Correctness: Yes, the claims, method and empirical methodology are correct.

Clarity: Yes, the paper is well written.

Relation to Prior Work: Yes, the paper is clearly discussed how this work differs from previous contributions.

Reproducibility: Yes

### Review 4

Summary and Contributions: The authors proposed a novel approach with strong theoretical guarantees for robust training of neural networks trained with noisy labels. The authors focused on selecting subsets of clean data that provide an approximately low-rank Jacobian matrix. The authors proved that gradient descent applied to the subsets cannot overfit the noisy labels, without regularization or early stopping.

Strengths: - The idea to leverage the low-rank Jacobian matrix to alleviate label noise seems novel. - The authors provided theoretical proof of the advantages of the proposed method. - The authors provided an ablation study to demonstrate the effectiveness of each component and achieved state-of-the-art performance with the final method. - The proposed method, CRUST, improves the image classification performance noticeably.

Weaknesses: - It would be better to evaluate the proposed model on other real-world datasets with noisy labels such as the Clothing1M dataset [1]. [1] Tong Xiao et al., Learning from massive noisy labeled data for image classification.

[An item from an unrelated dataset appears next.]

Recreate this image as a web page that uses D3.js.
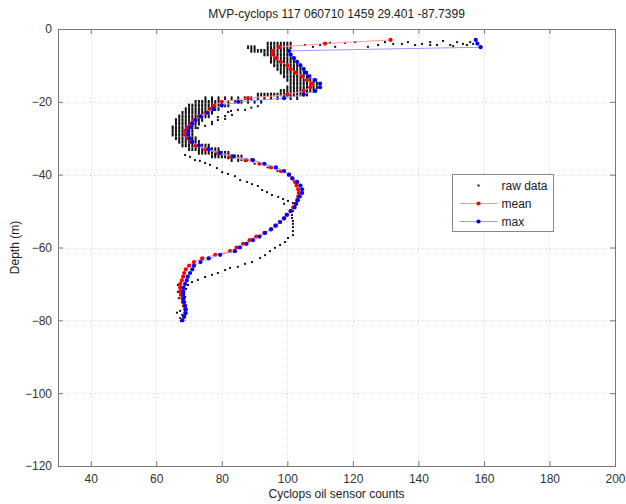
<!DOCTYPE html>
<html>
<head>
<meta charset="utf-8">
<script src="https://cdn.jsdelivr.net/npm/d3@7.9.0/dist/d3.min.js"></script>
<style>
  body { margin: 0; background: #fff; }
  svg { font-family: "Liberation Sans", Arial, sans-serif; }
</style>
</head>
<body>
<div class="container"></div>
<script>
// chart values
const title = "MVP-cyclops 117 060710 1459 29.401 -87.7399";
const xTicks = [40, 60, 80, 100, 120, 140, 160, 180, 200];
const yTicks = [-120, -100, -80, -60, -40, -20, 0];

// binned profiles: depth (m) and counts
const binDepth = [3, 4, 5, 6, 7, 8, 9, 10, 11, 12, 13, 14, 15, 16, 17, 18, 19, 20,
  21, 22, 23, 24, 25, 26, 27, 28, 29, 30, 31, 32, 33, 34, 35, 36, 37, 38, 39, 40,
  41, 42, 43, 44, 45, 46, 47, 48, 49, 50, 51, 52, 53, 54, 55, 56, 57, 58, 59, 60,
  61, 62, 63, 64, 65, 66, 67, 68, 69, 70, 71, 72, 73, 74, 75, 76, 77, 78, 79, 80];
const meanCounts = [131.5, 111.5, 97.5, 95.5, 95.5, 96.5, 98, 100, 101, 102.5, 104.5, 106, 107.5, 107, 105, 100, 88, 80,
  77.5, 76.5, 75, 73, 71.5, 70.5, 69.5, 68.8, 68.8, 69.5, 70.5, 72, 75, 78.8, 82.5, 87.5, 91.5, 95, 98, 100.5,
  101.5, 102.3, 102.8, 103.3, 103.5, 103.3, 103, 102.5, 101.8, 101, 100, 99, 97.7, 96.3, 95, 93, 90.5, 88.5, 86.5, 84.5,
  82.5, 78, 74, 71.5, 70, 69, 68.5, 68.2, 67.8, 67.3, 67.3, 67.3, 67.5, 68, 68.2, 68.5, 68.8, 68.8, 68.5, null];
const maxCounts = [157.5, 158, 159, 100.5, 101, 102, 103, 104, 105, 105.5, 106.5, 108.5, 110, 110, 108.5, 105, 99, 85,
  80, 77.5, 75.5, 73.5, 72, 71, 70.3, 69.8, 69.7, 70.2, 71, 73, 76, 79.5, 83.5, 89.5, 93, 96.5, 99, 100.5,
  101.5, 103, 104, 104.5, 104.5, 103.8, 103.2, 102.7, 102.2, 101, 99.8, 99, 97.8, 96.5, 95, 93.2, 91.5, 89.5, 87.5, 85.5,
  84, 79.5, 76, 73.5, 71.5, 71, 70.3, 69.6, 69.3, 68.8, 68.3, 68.2, 68.2, 68.3, 68.5, 68.8, 69, 69, 68.5, 68];

// raw samples in the dense upper layer: depth and the integer counts seen there
const rawRows = [
  [4, [94, 95, 96, 97, 98, 99, 100, 101]],
  [5, [88, 89, 90, 94, 95, 96, 97, 98, 99, 100, 101]],
  [6, [89, 90, 91, 92, 93, 94, 95, 96, 97, 98, 99, 100]],
  [7, [93, 94, 95, 96, 97, 98, 99, 100, 101]],
  [8, [95, 96, 97, 98, 99, 100, 101, 102]],
  [9, [95, 96, 97, 98, 99, 100, 101, 102, 103]],
  [10, [96, 97, 98, 99, 100, 101, 102, 103, 104]],
  [11, [97, 98, 99, 100, 101, 102, 103, 104, 105]],
  [12, [98, 99, 100, 101, 102, 103, 104, 105, 106]],
  [13, [99, 100, 101, 102, 103, 104, 105, 106, 107]],
  [14, [100, 101, 102, 103, 104, 105, 106, 107, 108]],
  [15, [101, 102, 103, 104, 105, 106, 107, 108, 109]],
  [16, [100, 101, 102, 103, 104, 105, 106, 107, 108, 109, 110]],
  [17, [98, 99, 100, 101, 102, 103, 104, 105, 106, 107, 108]],
  [18, [91, 92, 93, 94, 95, 96, 97, 98, 99, 100, 101, 102, 103, 104, 105, 106]],
  [19, [75, 77, 79, 81, 83, 85, 87, 89, 91, 93, 95, 97, 99, 101, 103]],
  [20, [72, 73, 74, 75, 76, 77, 78, 79, 80, 82, 84, 86, 88, 90, 92]],
  [21, [70, 71, 72, 73, 74, 75, 76, 77, 78, 79, 80, 81, 82]],
  [22, [69, 70, 71, 72, 73, 74, 75, 76, 77, 78, 79]],
  [23, [68, 69, 70, 71, 72, 73, 74, 75, 76, 77]],
  [24, [67, 68, 69, 70, 71, 72, 73, 74, 75, 76]],
  [25, [66, 67, 68, 69, 70, 71, 72, 73, 74]],
  [26, [66, 67, 68, 69, 70, 71, 72, 73]],
  [27, [65, 66, 67, 68, 69, 70, 71, 72]],
  [28, [65, 66, 67, 68, 69, 70, 71]],
  [29, [65, 66, 67, 68, 69, 70, 71]],
  [30, [66, 67, 68, 69, 70, 71, 72]],
  [31, [67, 68, 69, 70, 71, 72, 73]],
  [32, [68, 69, 70, 71, 72, 73, 74, 75, 76]],
  [33, [70, 71, 72, 73, 74, 75, 76, 77, 78, 79]],
  [34, [73, 74, 75, 76, 77, 78, 79, 80, 81, 82]],
  [35, [77, 78, 79, 80, 81, 82, 83, 84, 85, 86]],
  [36, [83, 85, 87, 89]]
];

// scattered raw samples: [counts, depth]
const rawScatter = [
  // surface streak
  [105.4, 4.4], [107.8, 4.9], [110, 4.4], [113, 3.8], [114.6, 4.9], [117.6, 3.8], [120.7, 3.6], [124.6, 4.9],
  [127.7, 4.4], [129.8, 3.6], [132.3, 4.1], [135, 4.1], [136.8, 3.6], [139, 4.4], [141.1, 4.1], [143.6, 3.6],
  [143.6, 4.4], [145.7, 4.4], [147.5, 3.3], [149.7, 4.4], [150.6, 4.7], [151.8, 3.6], [153.6, 4.1], [154.8, 4.4],
  [155.8, 3.6], [156.7, 4.1],
  // second cast, upper limb
  [91, 21.2], [89, 21.6], [87.1, 22.2], [84.9, 22.2], [82.8, 22.5], [81.9, 22.8], [83.1, 23.6], [81, 23.9],
  [78.8, 24.2], [81, 24.7], [78.8, 25], [77, 25.5], [77, 26.1], [74.9, 26.6], [72.7, 27.2],
  // around 35-40 m
  [78, 34.5], [82, 35.5], [86, 36], [90, 37], [94, 38], [97, 39],
  // second cast, lower limb
  [68.8, 34.6], [70.3, 35.1], [71.8, 36], [73.3, 36.2], [74.9, 36.8], [76.4, 37.3], [78.5, 38.2], [80.1, 39.3],
  [81.9, 39.8], [84, 40.4], [85.6, 41.5], [87.7, 42], [89.2, 42.6], [91, 43.1], [92.3, 44.2], [93.8, 44.8],
  [95.3, 45.6], [97.2, 46.1], [98.7, 46.7], [100.2, 47.2], [99, 48], [101.7, 47.8], [101.7, 48.9], [101.7, 50],
  [101.4, 51.1], [101.4, 51.9], [101.7, 52.7], [101.7, 53.5], [101.7, 54.4], [101.7, 55.5], [101.7, 56.6],
  [100.2, 57.4], [99.3, 58.5], [97.8, 59.3], [96.2, 60.1], [94.7, 61], [93.2, 62.1], [91.7, 62.9], [89.2, 64],
  [87.1, 64.5], [84.9, 65.3], [82.5, 65.6], [81, 66.2], [78.8, 67], [77, 67.5], [74.9, 68.1], [72.7, 68.9],
  [70.9, 69.5], [69.7, 70.3], [69.1, 71.4], [68.5, 72.5], [68.8, 73.6], [67.9, 74.7], [68.2, 76.1], [67.3, 77.4],
  [67.9, 78.5],
  // bottom, left of the profile
  [66.6, 70.3], [66.6, 72.2], [66.9, 73.9], [66.3, 77.9], [67.3, 79.4], [67.5, 80.2]
];

const width = 626, height = 504;
const plot = { left: 58, right: 615, top: 29, bottom: 466 };

const svg = d3.select(".container")
  .append("svg")
  .attr("width", width)
  .attr("height", height);

const x = d3.scaleLinear().domain([30, 200]).range([plot.left, plot.right]);
const y = d3.scaleLinear().domain([-120, 0]).range([plot.bottom, plot.top]);

// grid
const grid = svg.append("g")
  .attr("stroke", "#d0d0d0")
  .attr("stroke-width", 1)
  .attr("stroke-dasharray", "1,3");
grid.selectAll(".gx")
  .data(xTicks.filter(d => d < 200))
  .enter().append("line")
  .attr("x1", d => Math.round(x(d)) + 0.5).attr("x2", d => Math.round(x(d)) + 0.5)
  .attr("y1", plot.top).attr("y2", plot.bottom);
grid.selectAll(".gy")
  .data(yTicks.filter(d => d > -120 && d < 0))
  .enter().append("line")
  .attr("y1", d => Math.round(y(d)) + 0.5).attr("y2", d => Math.round(y(d)) + 0.5)
  .attr("x1", plot.left).attr("x2", plot.right);

// axes, MATLAB style: ticks inside, on all four sides
const axisColor = "#777";
function styleAxis(g) {
  g.select(".domain").remove();
  g.selectAll(".tick line").attr("stroke", axisColor);
  g.selectAll(".tick text").attr("fill", "#333").style("font-size", "12px");
}
svg.append("g")
  .attr("transform", `translate(0,${plot.bottom})`)
  .call(d3.axisBottom(x).tickValues(xTicks).tickSize(-5).tickPadding(8))
  .call(styleAxis);
svg.append("g")
  .attr("transform", `translate(0,${plot.top})`)
  .call(d3.axisTop(x).tickValues(xTicks).tickSize(-5).tickFormat(""))
  .call(styleAxis);
svg.append("g")
  .attr("transform", `translate(${plot.left},0)`)
  .call(d3.axisLeft(y).tickValues(yTicks).tickSize(-5).tickPadding(6))
  .call(styleAxis);
svg.append("g")
  .attr("transform", `translate(${plot.right},0)`)
  .call(d3.axisRight(y).tickValues(yTicks).tickSize(-5).tickFormat(""))
  .call(styleAxis);

svg.append("rect")
  .attr("x", plot.left + 0.5).attr("y", plot.top + 0.5)
  .attr("width", plot.right - plot.left).attr("height", plot.bottom - plot.top)
  .attr("fill", "none").attr("stroke", axisColor);

// raw data: dense rows stack into columns, scattered samples are single dots
const rowStep = y(-1) - y(0);
const rawPoints = [];
rawRows.forEach(([depth, counts]) => counts.forEach(c => rawPoints.push({ c, depth, h: rowStep })));
rawScatter.forEach(([c, depth]) => rawPoints.push({ c, depth, h: 2 }));

svg.append("g")
  .selectAll("rect")
  .data(rawPoints)
  .enter().append("rect")
  .attr("x", d => x(d.c) - 1)
  .attr("y", d => y(-d.depth) - d.h / 2)
  .attr("width", 2)
  .attr("height", d => d.h)
  .attr("fill", "#111");

// mean and max profiles
function profile(values, lineColor, dotColor) {
  const pts = binDepth.map((d, i) => [values[i], d]).filter(p => p[0] != null);
  const line = d3.line().x(p => x(p[0])).y(p => y(-p[1]));
  const g = svg.append("g");
  g.append("path")
    .datum(pts)
    .attr("d", line)
    .attr("fill", "none")
    .attr("stroke", lineColor)
    .attr("stroke-width", 1);
  g.selectAll("circle")
    .data(pts)
    .enter().append("circle")
    .attr("cx", p => x(p[0]))
    .attr("cy", p => y(-p[1]))
    .attr("r", 2.1)
    .attr("fill", dotColor);
}
profile(meanCounts, "#ff9a9a", "#ff0000");
profile(maxCounts, "#9a9aff", "#0000ff");

// titles
svg.append("text")
  .attr("x", (plot.left + plot.right) / 2).attr("y", 18)
  .attr("text-anchor", "middle")
  .style("font-size", "12px").attr("fill", "#222")
  .text(title);
svg.append("text")
  .attr("x", (plot.left + plot.right) / 2).attr("y", 498)
  .attr("text-anchor", "middle")
  .style("font-size", "12px").attr("fill", "#222")
  .text("Cyclops oil sensor counts");
svg.append("text")
  .attr("transform", `translate(19,${(plot.top + plot.bottom) / 2}) rotate(-90)`)
  .attr("text-anchor", "middle")
  .style("font-size", "12px").attr("fill", "#222")
  .text("Depth (m)");

// legend
const legend = svg.append("g").attr("transform", "translate(452.5,174.5)");
legend.append("rect")
  .attr("width", 101).attr("height", 57)
  .attr("fill", "#fff").attr("stroke", "#888");
const entries = [
  { name: "raw data", line: null, dot: "#111" },
  { name: "mean", line: "#ff9a9a", dot: "#ff0000" },
  { name: "max", line: "#9a9aff", dot: "#0000ff" }
];
entries.forEach((e, i) => {
  const cy = 11 + i * 18;
  if (e.line) {
    legend.append("line")
      .attr("x1", 7).attr("x2", 45).attr("y1", cy).attr("y2", cy)
      .attr("stroke", e.line);
    legend.append("circle").attr("cx", 26).attr("cy", cy).attr("r", 2.1).attr("fill", e.dot);
  } else {
    legend.append("rect").attr("x", 25).attr("y", cy - 1).attr("width", 2).attr("height", 2).attr("fill", e.dot);
  }
  legend.append("text")
    .attr("x", 49).attr("y", cy + 4)
    .style("font-size", "12px").attr("fill", "#222")
    .text(e.name);
});
</script>
</body>
</html>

CVPR 2015

Correctness: It seems the claims, method, and empirical methodology are correct.

Clarity: The paper is well written and the motivation for the proposed framework is clear to understand.

Relation to Prior Work: It seems the paper clearly referred and discussed the difference from previous methods.

Reproducibility: Yes

Additional Feedback: I have no other comments to say. ######################### Comments after rebuttal After reading the author's responses and the other reviewers' comments, I decided to keep my decision for accept.